Smukler maintains the unofficial — yet dynamic — representatives for the city are “qualified professionals that can take on beautification projects.” And they are.

Selecting fall as the optimum planting season, they carried out their first Arbor Day project on Nov. 22, 2008.

They planted 14 trees bordering Quintana Road starting at City Park and finishing at the shopping centers.

Their second and more comprehensive Arbor Day event will be from 10 a.m. to 4 p.m. on Sunday at Lila Keiser Park across from Morro Bay High School.Smukler explained that the north part of the parking lot used to have pines that have since died, so their goal is to plant 30 California native and drought-tolerant trees of different varieties.

They intend to take a barren spot, irrigate, mulch and plant it with trees and plants demonstrating what grows well in Morro Bay. The demonstration garden of sorts would act as an example of what would grow with less watering in home gardens.

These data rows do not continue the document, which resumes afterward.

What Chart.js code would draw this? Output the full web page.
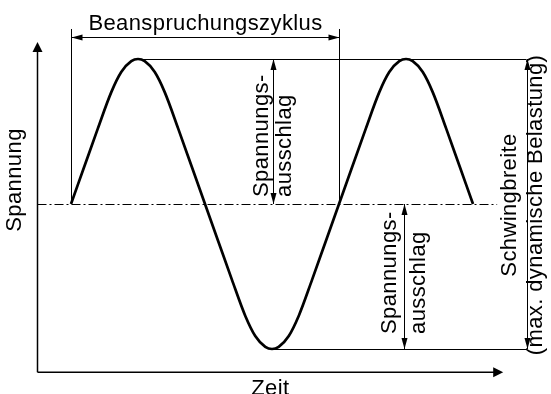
<!DOCTYPE html>
<html lang="de">
<head>
  <meta charset="UTF-8" />
  <title>Beanspruchungszyklus</title>
  <script src="https://cdn.jsdelivr.net/npm/chart.js"></script>
  <style>
    body { margin: 0; background: #fff; }
    #wrap { width: 551px; height: 394px; }
  </style>
</head>
<body>
  <div id="wrap"><canvas id="zyklusChart" width="551" height="394"></canvas></div>

  <script>
    // Zeit in Viertelperioden, Spannung bezogen auf den Ausschlag
    const zeitWerte = [0, 0.2, 0.4, 0.6, 0.75, 0.9, 1.0, 1.1, 1.25, 1.4, 1.6, 1.8,
      2.0, 2.2, 2.4, 2.6, 2.75, 2.9, 3.0, 3.1, 3.25, 3.4, 3.6, 3.8,
      4.0, 4.2, 4.4, 4.6, 4.75, 4.9, 5.0, 5.1, 5.25, 5.4, 5.6, 5.8, 6.0];
    const spannungWerte = [0, 0.26, 0.52, 0.77, 0.91, 0.985, 1.0, 0.985, 0.91, 0.77, 0.52, 0.26,
      0, -0.26, -0.52, -0.77, -0.91, -0.985, -1.0, -0.985, -0.91, -0.77, -0.52, -0.26,
      0, 0.26, 0.52, 0.77, 0.91, 0.985, 1.0, 0.985, 0.91, 0.77, 0.52, 0.26, 0];

    // Kennwerte
    const mittelSpannung = 0;
    const oberSpannung = 1;
    const unterSpannung = -1;
    const zyklusStart = 0;
    const zyklusEnde = 4;
    const ersterGipfel = 1;
    const tal = 3;

    // Texte
    const titelZyklus = 'Beanspruchungszyklus';
    const achseY = 'Spannung';
    const achseX = 'Zeit';
    const ausschlagText = ['Spannungs-', 'ausschlag'];
    const breiteText = ['Schwingbreite', '(max. dynamische Belastung)'];

    const FONT = '22px "Liberation Sans", Arial, sans-serif';

    function line(ctx, x1, y1, x2, y2, w, dash) {
      ctx.save();
      ctx.lineWidth = w;
      ctx.setLineDash(dash || []);
      ctx.beginPath();
      ctx.moveTo(x1, y1);
      ctx.lineTo(x2, y2);
      ctx.stroke();
      ctx.restore();
    }

    // Pfeilspitze mit Spitze bei (x, y), Richtung (dx, dy)
    function head(ctx, x, y, dx, dy, len, half) {
      const nx = -dy, ny = dx;
      ctx.beginPath();
      ctx.moveTo(x, y);
      ctx.lineTo(x - dx * len + nx * half, y - dy * len + ny * half);
      ctx.lineTo(x - dx * len - nx * half, y - dy * len - ny * half);
      ctx.closePath();
      ctx.fill();
    }

    function vText(ctx, lines, x, offsets, y, align) {
      ctx.save();
      ctx.translate(x, y);
      ctx.rotate(-Math.PI / 2);
      ctx.textAlign = align;
      ctx.textBaseline = 'alphabetic';
      lines.forEach((t, i) => ctx.fillText(t, 0, offsets[i]));
      ctx.restore();
    }

    const beschriftung = {
      id: 'beschriftung',
      afterDatasetsDraw(chart) {
        const ctx = chart.ctx;
        const px = v => chart.scales.x.getPixelForValue(v);
        const py = v => chart.scales.y.getPixelForValue(v);
        const snap = v => Math.round(v) + 0.5;

        ctx.save();
        ctx.strokeStyle = '#000';
        ctx.fillStyle = '#000';
        ctx.font = FONT;
        try { ctx.letterSpacing = '0.4px'; } catch (e) {}

        // Achsen
        const ax0 = px(-0.5), ay0 = py(-1.16);
        line(ctx, ax0, ay0, ax0, py(1.117) + 8, 1.5);
        head(ctx, ax0, py(1.117), 0, -1, 10, 5);
        line(ctx, ax0, ay0, px(6.45) - 8, ay0, 1.5);
        head(ctx, px(6.45), ay0, 1, 0, 10, 5);

        // Mittellinie strichpunktiert
        line(ctx, ax0, snap(py(mittelSpannung)), px(6.36), snap(py(mittelSpannung)), 1, [9, 3, 2, 3]);

        // Ober- und Unterspannung
        const rechts = px(6.8);
        line(ctx, px(ersterGipfel), snap(py(oberSpannung)), rechts, snap(py(oberSpannung)), 1);
        line(ctx, px(tal), snap(py(unterSpannung)), rechts, snap(py(unterSpannung)), 1);

        // Zyklus
        const z1 = snap(px(zyklusStart)), z2 = snap(px(zyklusEnde));
        line(ctx, z1, py(1.207), z1, py(mittelSpannung), 1);
        line(ctx, z2, py(1.207), z2, py(mittelSpannung), 1);
        const zy = snap(py(1.152));
        line(ctx, z1, zy, z2, zy, 1);
        head(ctx, z1, zy, -1, 0, 11, 3);
        head(ctx, z2, zy, 1, 0, 11, 3);
        ctx.textAlign = 'center';
        ctx.textBaseline = 'alphabetic';
        ctx.fillText(titelZyklus, (z1 + z2) / 2, zy - 8);

        // Spannungsausschlag oben
        const a1 = snap(px(3.02));
        line(ctx, a1, py(oberSpannung), a1, py(mittelSpannung), 1);
        head(ctx, a1, py(oberSpannung), 0, -1, 11, 3);
        head(ctx, a1, py(mittelSpannung), 0, 1, 11, 3);
        vText(ctx, ausschlagText, a1, [-5.5, 17.5], py(mittelSpannung) - 7, 'left');

        // Spannungsausschlag unten
        const a2 = snap(px(4.97));
        line(ctx, a2, py(mittelSpannung), a2, py(unterSpannung), 1);
        head(ctx, a2, py(mittelSpannung), 0, -1, 11, 3);
        head(ctx, a2, py(unterSpannung), 0, 1, 11, 3);
        vText(ctx, ausschlagText, a2, [-8.5, 20], py(unterSpannung) - 15, 'left');

        // Schwingbreite
        const a3 = snap(rechts);
        line(ctx, a3, py(oberSpannung), a3, py(unterSpannung), 1);
        head(ctx, a3, py(oberSpannung), 0, -1, 11, 3);
        head(ctx, a3, py(unterSpannung), 0, 1, 11, 3);
        vText(ctx, breiteText, a3, [-11.5, 14.5], (py(oberSpannung) + py(unterSpannung)) / 2 + 1, 'center');

        // Achsentitel
        vText(ctx, [achseY], 21, [0], 180, 'center');
        ctx.textAlign = 'center';
        ctx.fillText(achseX, (ax0 + px(6.45)) / 2, 395);

        ctx.restore();
      }
    };

    new Chart(document.getElementById('zyklusChart'), {
      type: 'line',
      data: {
        datasets: [{
          data: zeitWerte.map((t, i) => ({ x: t, y: spannungWerte[i] })),
          borderColor: '#000',
          borderWidth: 2.7,
          pointRadius: 0,
          cubicInterpolationMode: 'monotone',
          fill: false,
          clip: false
        }]
      },
      options: {
        responsive: false,
        animation: false,
        layout: { padding: 0 },
        plugins: { legend: { display: false }, tooltip: { enabled: false } },
        scales: {
          x: { type: 'linear', display: false, min: -1.0597, max: 7.164 },
          y: { display: false, min: -1.3103, max: 1.4069 }
        }
      },
      plugins: [beschriftung]
    });
  </script>
</body>
</html>
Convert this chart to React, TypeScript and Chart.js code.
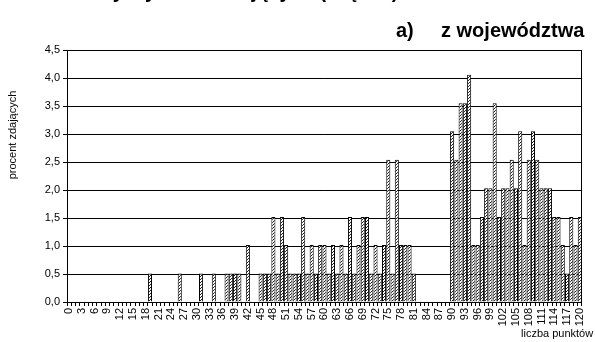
import React, { useEffect, useRef } from "react";
import { Chart, registerables } from "chart.js";

Chart.register(...registerables);

// ---- data ----
const categories: string[] = Array.from({ length: 121 }, (_, i) => String(i));

// percent of students for each number of points (0..120)
const percentValues: number[] = [
  // 0-9
  0, 0, 0, 0, 0, 0, 0, 0, 0, 0,
  // 10-19
  0, 0, 0, 0, 0, 0, 0, 0, 0, 0.51,
  // 20-29
  0, 0, 0, 0, 0, 0, 0.51, 0, 0, 0,
  // 30-39
  0, 0.51, 0, 0, 0.51, 0, 0, 0.51, 0.51, 0.51,
  // 40-49
  0.51, 0, 1.02, 0, 0, 0.51, 0.51, 0.51, 1.52, 0.51,
  // 50-59
  1.52, 1.02, 0.51, 0.51, 0.51, 1.52, 0.51, 1.02, 0.51, 1.02,
  // 60-69
  1.02, 0.51, 1.02, 0.51, 1.02, 0.51, 1.52, 0.51, 1.02, 1.52,
  // 70-79
  1.52, 0.51, 1.02, 0.51, 1.02, 2.54, 0.51, 2.54, 1.02, 1.02,
  // 80-89
  1.02, 0.51, 0, 0, 0, 0, 0, 0, 0, 0,
  // 90-99
  3.05, 2.54, 3.55, 3.55, 4.06, 1.02, 1.02, 1.52, 2.03, 2.03,
  // 100-109
  3.55, 1.52, 2.03, 2.03, 2.54, 2.03, 3.05, 1.02, 2.54, 3.05,
  // 110-120
  2.54, 2.03, 2.03, 2.03, 1.52, 1.52, 1.02, 0.51, 1.52, 1.02, 1.52,
];

const xLabelStep = 3;
const yMin = 0;
const yMax = 4.5;
const yStep = 0.5;

const titleTop = "Rozkłady wyników zdających (część I)";
const titleLetter = "a)";
const titleSub = "z województwa";
const yAxisTitle = "procent zdających";
const xAxisTitle = "liczba punktów";

const FONT = "'Liberation Sans', Arial, Helvetica, sans-serif";

function makeHatch(): CanvasPattern | string {
  const c = document.createElement("canvas");
  c.width = 3;
  c.height = 3;
  const g = c.getContext("2d");
  if (!g) return "#999";
  g.fillStyle = "#ffffff";
  g.fillRect(0, 0, 3, 3);
  g.fillStyle = "#1e1e1e";
  g.fillRect(2, 0, 1, 1);
  g.fillRect(1, 1, 1, 1);
  g.fillRect(0, 2, 1, 1);
  return g.createPattern(c, "repeat") || "#999";
}

const framePlugin = {
  id: "frameRight",
  afterDatasetsDraw(chart: any) {
    const { ctx, chartArea: a } = chart;
    ctx.save();
    ctx.strokeStyle = "#000";
    ctx.lineWidth = 1;
    const r = Math.round(a.right) - 0.5;
    const t = Math.round(a.top) + 0.5;
    ctx.beginPath();
    ctx.moveTo(r, a.top);
    ctx.lineTo(r, a.bottom);
    ctx.moveTo(a.left, t);
    ctx.lineTo(a.right, t);
    ctx.stroke();
    ctx.restore();
  },
};

export default function App() {
  const canvasRef = useRef<HTMLCanvasElement | null>(null);

  useEffect(() => {
    document.body.style.margin = "0";
    const canvas = canvasRef.current;
    if (!canvas) return;
    Chart.defaults.font.family = FONT;
    Chart.defaults.font.size = 11;
    Chart.defaults.color = "#000";

    const chart = new Chart(canvas, {
      type: "bar",
      data: {
        labels: categories,
        datasets: [
          {
            data: percentValues,
            backgroundColor: makeHatch() as any,
            borderColor: "#000",
            borderWidth: 1,
            barPercentage: 0.96,
            categoryPercentage: 1,
          },
        ],
      },
      options: {
        animation: false,
        responsive: false,
        maintainAspectRatio: false,
        layout: { padding: { top: 50, right: 2, left: 0, bottom: 0 } },
        plugins: {
          legend: { display: false },
          tooltip: { enabled: false },
          title: { display: false },
        },
        scales: {
          x: {
            type: "category",
            offset: true,
            grid: {
              display: true,
              drawOnChartArea: false,
              drawTicks: true,
              tickLength: 4,
              color: "#000",
              offset: true,
            },
            border: { display: true, color: "#000", width: 1 },
            ticks: {
              autoSkip: false,
              minRotation: 90,
              maxRotation: 90,
              padding: 2,
              color: "#000",
              font: { family: FONT, size: 11 },
              callback: (_v: any, index: number) =>
                index % xLabelStep === 0 ? categories[index] : "",
            },
            afterFit: (scale: any) => {
              scale.height = 40;
            },
          },
          y: {
            min: yMin,
            max: yMax,
            grid: {
              color: "#000",
              lineWidth: 1,
              tickLength: 4,
              drawTicks: true,
            },
            border: { display: true, color: "#000", width: 1 },
            ticks: {
              stepSize: yStep,
              padding: 3,
              color: "#000",
              font: { family: FONT, size: 11 },
              callback: (v: any) => Number(v).toFixed(1).replace(".", ","),
            },
            afterFit: (scale: any) => {
              scale.width = 67;
            },
          },
        },
      },
      plugins: [framePlugin],
    });

    return () => {
      chart.destroy();
    };
  }, []);

  const bold: React.CSSProperties = {
    position: "absolute",
    fontFamily: FONT,
    fontWeight: "bold",
    fontSize: 20,
    lineHeight: "20px",
    whiteSpace: "nowrap",
    color: "#000",
  };

  return (
    <div
      style={{
        position: "absolute",
        left: 0,
        top: 0,
        width: 595,
        height: 342,
        overflow: "hidden",
        background: "#fff",
      }}
    >
      <canvas
        ref={canvasRef}
        width={595}
        height={342}
        style={{ position: "absolute", left: 0, top: 0 }}
      />
      <div style={{ ...bold, left: 36, top: -19 }}>{titleTop}</div>
      <div style={{ ...bold, left: 396, top: 20 }}>{titleLetter}</div>
      <div style={{ ...bold, left: 441, top: 20 }}>{titleSub}</div>
      <div
        style={{
          position: "absolute",
          left: 12 - 60,
          top: 135 - 6,
          width: 120,
          height: 12,
          lineHeight: "12px",
          textAlign: "center",
          fontFamily: FONT,
          fontSize: 11,
          whiteSpace: "nowrap",
          color: "#000",
          transform: "rotate(-90deg)",
          transformOrigin: "50% 50%",
        }}
      >
        {yAxisTitle}
      </div>
      <div
        style={{
          position: "absolute",
          left: 521,
          top: 328,
          fontFamily: FONT,
          fontSize: 11,
          lineHeight: "11px",
          whiteSpace: "nowrap",
          color: "#000",
        }}
      >
        {xAxisTitle}
      </div>
    </div>
  );
}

“Come plant a tree with a landscape architect,” Smukler said. “They can talk gardens and plant at the same time.”

Morro Bay’s Tree City USA partners will continue to educate and plant the city’s “urban forest.” They have an Adopt-A-Tree Program to maintain their ongoing efforts.

The 14 trees planted last year along Quintana have been adopted, but 30 new trees will need “parents.” Updating the tree list has been a high priority, and they are considering a contest to identify a city tree.

“The dahlia is the city flower. We should have a city tree,” Reisner said. “Bring a shovel Arbor Day and help make Morro Bay more beautiful.”